Surprising Effects of Eating Chocolate Every Day, Say Dietitians
There aren't many people on this planet that dislike chocolate. Whether it's ice cream, cookies, hot chocolate, or just a plain old candy bar, most of us will jump at the opportunity to take a bite.
But what happens to our bodies if we eat chocolate on a regular basis? In order to find out, we talked with dietitians Courtney D'Angelo, MS, RD, author at Go Wellness, and Trista Best, MPH, RD, LD at Balance One Supplements about the surprising effects of eating chocolate every day.
It's important to keep in mind that not all chocolate is created equal. Cacao in its natural form is full of healthy antioxidants and nutrients, which is why dark chocolate is often healthier than other types that come packed with added sugar.
Here's what you need to know if you enjoy a daily bite of chocolate, and for more healthy eating tips, check out Eating Habits to Help Boost Your Metabolism.
It might improve your heart health
Dark chocolate has been found to possibly help improve your heart health because of its powerful antioxidants called flavonoids.
"There are antioxidants in dark chocolate that can increase blood circulation in the heart, reduce the risk of clotting, and have even been shown to lower blood pressure," says D'Angelo. "That said, a healthy relationship with chocolate could lower the risks of stroke and heart disease."
It can help with stress
As if we needed more excuses to eat chocolate, some research says it may improve your mood.
"If you think about it, eating chocolate almost always improves your mood, and studies have shown that people who ate chocolate reported feeling less stress," says D'Angelo. "Researchers believe it's because of how chocolate may positively impact heart health, since stress is a risk factor of cardiovascular disease."
However, it's important to be aware not only of how much chocolate you're eating, but the quality as well. Diets higher in added sugars have actually been linked to more cases of anxiety and depression, which means that eating lower-sugar chocolate like dark chocolate, may be a better option.
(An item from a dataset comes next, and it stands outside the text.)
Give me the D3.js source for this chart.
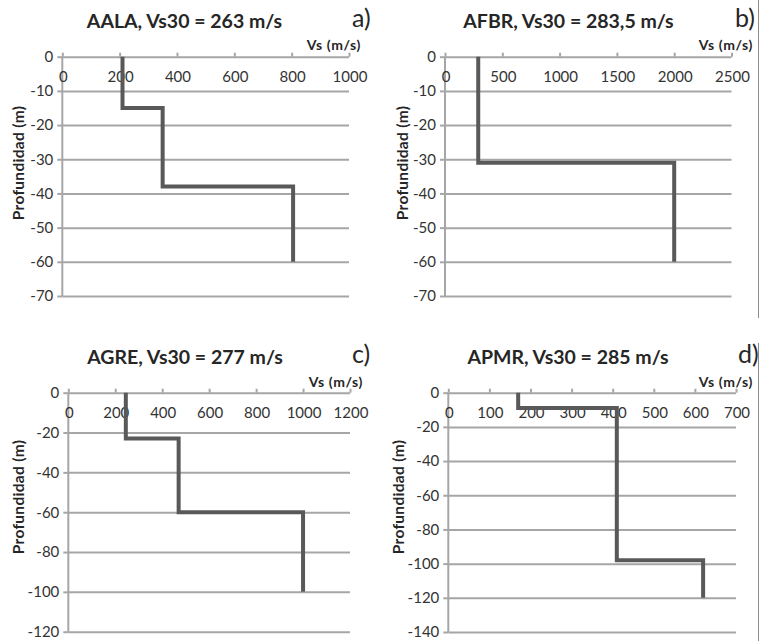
<!DOCTYPE html>
<html><head><meta charset="utf-8">
<script src="https://cdn.jsdelivr.net/npm/d3@7"></script>
<style>
body{margin:0;background:#fff;}
svg{display:block;}
text{font-family:Lato,"Open Sans",sans-serif;}
</style></head>
<body>
<svg id="chart" width="761" height="641"></svg>
<script>
// ---- data ----
const titles = ["AALA, Vs30 = 263 m/s", "AFBR, Vs30 = 283,5 m/s", "AGRE, Vs30 = 277 m/s", "APMR, Vs30 = 285 m/s"];
const panelLetters = ["a)", "b)", "c)", "d)"];
const xAxisTitle = "Vs (m/s)";
const yAxisTitle = "Profundidad (m)";

// layer boundaries (depth, m, negative down) and shear velocities per layer
const aalaDepths = [0, -15, -38, -60];
const aalaVs = [210, 350, 805];
const afbrDepths = [0, -31, -60];
const afbrVs = [290, 2000];
const agreDepths = [0, -23, -60, -100];
const agreVs = [245, 470, 1000];
const apmrDepths = [0, -9, -98, -120];
const apmrVs = [170, 410, 620];

// axis tick values
const xTicksA = [0, 200, 400, 600, 800, 1000];
const xTicksB = [0, 500, 1000, 1500, 2000, 2500];
const xTicksC = [0, 200, 400, 600, 800, 1000, 1200];
const xTicksD = [0, 100, 200, 300, 400, 500, 600, 700];
const yTicksAB = [0, -10, -20, -30, -40, -50, -60, -70];
const yTicksC = [0, -20, -40, -60, -80, -100, -120];
const yTicksD = [0, -20, -40, -60, -80, -100, -120, -140];

// ---- layout ----
const panels = [
  {depths: aalaDepths, vs: aalaVs, xt: xTicksA, yt: yTicksAB, x0: 62.3, x1: 349, y0: 56.7, y1: 296,
   title: [184.5, 28], letter: [352, 27], xlab: [361, 50], ylab: [18, 163]},
  {depths: afbrDepths, vs: afbrVs, xt: xTicksB, yt: yTicksAB, x0: 445, x1: 731.5, y0: 56.7, y1: 296,
   title: [568.5, 28], letter: [735, 27], xlab: [753, 50], ylab: [401.7, 163]},
  {depths: agreDepths, vs: agreVs, xt: xTicksC, yt: yTicksC, x0: 68.3, x1: 350, y0: 392.7, y1: 631.7,
   title: [185, 364], letter: [352, 363], xlab: [363, 387], ylab: [18, 497]},
  {depths: apmrDepths, vs: apmrVs, xt: xTicksD, yt: yTicksD, x0: 448.3, x1: 736, y0: 392.7, y1: 632,
   title: [568, 364], letter: [738, 363], xlab: [753, 387], ylab: [398, 497]}
];

const svg = d3.select("#chart");
const gridColor = "#a6a6a6";
const lineColor = "#595959";
const textColor = "#262626";

panels.forEach((p, i) => {
  const g = svg.append("g");
  const x = d3.scaleLinear().domain(d3.extent(p.xt)).range([p.x0, p.x1]);
  const y = d3.scaleLinear().domain([d3.min(p.yt), 0]).range([p.y1, p.y0]);

  // horizontal gridlines + left ticks (y axis)
  const yAxis = d3.axisLeft(y).tickValues(p.yt).tickSize(-(p.x1 - p.x0)).tickPadding(9).tickFormat(d => String(d));
  const ya = g.append("g").attr("transform", `translate(${p.x0},0)`).call(yAxis);
  ya.select(".domain").remove();
  ya.selectAll(".tick line").attr("stroke", gridColor).attr("stroke-width", 2);
  ya.selectAll(".tick").append("line").attr("x1", -5).attr("x2", 0).attr("stroke", gridColor).attr("stroke-width", 2);
  ya.selectAll(".tick text").attr("fill", "#333").style("font-size", "15px").style("font-family", "Lato, sans-serif");

  // vertical axis line
  g.append("line").attr("x1", p.x0).attr("x2", p.x0).attr("y1", p.y0).attr("y2", p.y1)
    .attr("stroke", gridColor).attr("stroke-width", 2);

  // top x axis ticks
  const xAxis = d3.axisTop(x).tickValues(p.xt).tickSize(4).tickFormat("");
  const xa = g.append("g").attr("transform", `translate(0,${p.y0})`).call(xAxis);
  xa.select(".domain").remove();
  xa.selectAll(".tick line").attr("stroke", gridColor).attr("stroke-width", 2);

  // x tick labels placed inside, below the zero line
  g.selectAll(".xl").data(p.xt).join("text")
    .attr("x", d => x(d) + 1).attr("y", p.y0 + 25)
    .attr("text-anchor", "middle").attr("fill", "#333")
    .style("font-size", "15px").text(d => String(d));

  // step profile
  const pts = [];
  p.vs.forEach((v, k) => { pts.push([v, p.depths[k]]); pts.push([v, p.depths[k + 1]]); });
  const line = d3.line().x(d => x(d[0])).y(d => y(d[1]));
  g.append("path").attr("d", line(pts)).attr("fill", "none")
    .attr("stroke", lineColor).attr("stroke-width", 4).attr("stroke-linejoin", "miter");

  // title
  g.append("text").attr("x", p.title[0]).attr("y", p.title[1]).attr("text-anchor", "middle")
    .attr("fill", textColor).style("font-size", "19.5px").style("font-weight", "bold").text(titles[i]);
  g.append("text").attr("x", p.letter[0]).attr("y", p.letter[1])
    .attr("fill", textColor).style("font-size", "25px").text(panelLetters[i]);
  g.append("text").attr("x", p.xlab[0]).attr("y", p.xlab[1]).attr("text-anchor", "end")
    .attr("fill", textColor).style("font-size", "14px").style("font-weight", "bold")
    .style("letter-spacing", "0.6px").text(xAxisTitle);
  g.append("text").attr("transform", `translate(${p.ylab[0]},${p.ylab[1]}) rotate(-90)`)
    .attr("text-anchor", "middle").attr("dominant-baseline", "central")
    .attr("fill", textColor).style("font-size", "15.5px").style("font-weight", "bold")
    .style("letter-spacing", "0.3px").text(yAxisTitle);
});

// right frame edge lines
svg.append("line").attr("x1", 758.5).attr("x2", 758.5).attr("y1", 0).attr("y2", 318).attr("stroke", "#8c8c8c").attr("stroke-width", 1);
svg.append("line").attr("x1", 758.5).attr("x2", 758.5).attr("y1", 343).attr("y2", 641).attr("stroke", "#8c8c8c").attr("stroke-width", 1);
</script>
</body></html>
You might consume empty calories
While dark chocolate contains many helpful nutrients, more processed chocolates like milk or white chocolate can be full of mostly added sugar.
"Certain types of chocolate can be a source of empty calories, meaning your body is primarily getting calories and very few vitamins, minerals, or phytonutrients," says Best. "Empty calorie foods may contribute to weight gain, and when they are made with added sugars they can also lead to increased cravings. Eating chocolate regularly can create a sugar crash which inevitably leads to mood swings, increased hunger, and other potential negative side effects like increased blood glucose."
You may not eat as much fruit
"Eating chocolate daily may prevent you from finding healthier alternatives for your sweet tooth," says Best. "When you eat added sugar on a regular basis you can begin to lose your taste for true sweetness, like fruit."
Some research also shows that when you eat processed or added sugar, you could be more likely to form a habit of craving more sugar. And oftentimes this is when we'll reach for more chocolate or candy instead of natural sugars.
You can get a boost of magnesium
"Chocolate contains magnesium, which has many benefits and is a mineral found naturally occurring in the earth as well as the human body," says Best. "It is vital to life as it is contained in every cell of the body and important for carrying out many bodily functions. This mineral is important for brain health as well, and not only works within the brain for mood and cognitive support, but also outside of the brain in the blood vessels."
It's important to note of course that the darker the chocolate, the more nutritional the value and the more magnesium you consume. Milk chocolate may still contain nutrients, but its nutritional value goes down if it's loaded with added sugars and other processed ingredients.